A verdade é que a Argentina se tornou a estrela dos mercados depois de mais de uma década de ausência. O kirchnerismo baseou parte de sua política econômica na redução da dívida e financiou o déficit público com emissão de pesos e de dívida interna, estratégia que no médio prazo impactou na inflação. Macri declarou guerra à inflação, que atingiu 40% em 2016 e está em 10,5% no acumulado deste ano. Mas como não conseguiu diminuir o déficit fiscal (impôs a meta de reduzi-lo de 6,1% para 4,2% do PIB neste ano) e não quer emitir moeda, recorreu ao crédito internacional.

“A Argentina está financiando com dívida boa parte do déficit herdado”, diz Ramiro Castiñeira, consultor da Econométrica. “Financiar-se a 100 anos não parece ser uma boa decisão, porque a taxa é elevada. O país ainda é mercado de fronteira, não emergente. A Argentina está acabando de entrar, é o mais novo e, portanto, o mais caro. E mais com todo o déficit fiscal que tem e com todos os problemas macroeconômicos que tem”, explica. Castiñeira referiu-se à iminência de uma decisão que será fundamental para a Argentina: o Morgan Stanley Capital International (MSCI) vai decidir na terça-feira se eleva ou não a classificação do mercado argentino de fronteira para emergente, um status que perdeu em 2009. Uma decisão semelhante permitirá a chegada daqueles fundos de investimento que hoje não podem, por mandato, investir em mercados de fronteira.
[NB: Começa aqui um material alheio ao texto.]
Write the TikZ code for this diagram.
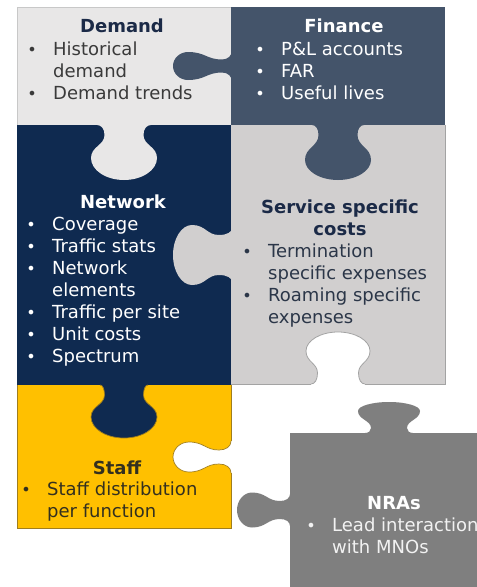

Segundo o último relatório regional da CEPAL durante o primeiro ano de Macri o déficit fiscal aumentou 2,4% em relação ao ano anterior. Para preencher essa lacuna, faltava colocar títulos no valor de 2,5 bilhões de dólares daqui a dezembro. A política de endividamento teve um impacto inicial negativo na intenção oficial de promover o crescimento: como entram dólares baixando sua cotação e o peso quase não se desvaloriza, a Argentina está se tornando cada vez mais cara e menos competitiva ao ter a inflação mais alta da América Latina depois da Venezuela.

Em janeiro, Caputo prometeu que a emissão de 2017 seria “a metade” daquela de 2016. “No ano passado, o Governo nacional emitiu 20 bilhões de dólares, as províncias 7 bilhões e as empresas cerca de 5 bilhões. Neste ano a Nação emitirá apenas 7 bilhões, as províncias não mais do que 3,5 bilhões e as empresas, no máximo o mesmo que no ano passado”, disse. Dias atrás, em entrevista ao EL PAÍS, o último ministro da Economia do kirchnerismo, Axel Kicillof, criticou a política de endividamento de Macri. “Se continuar nesse caminho acaba em desastre, é muito difícil de reverter. Em um ano e meio dobrou nossa dívida externa. Está aplicando um programa neoliberal, que é exatamente o mesmo que me recomendou Christine Lagarde, do Fundo Monetário Internacional”, disse.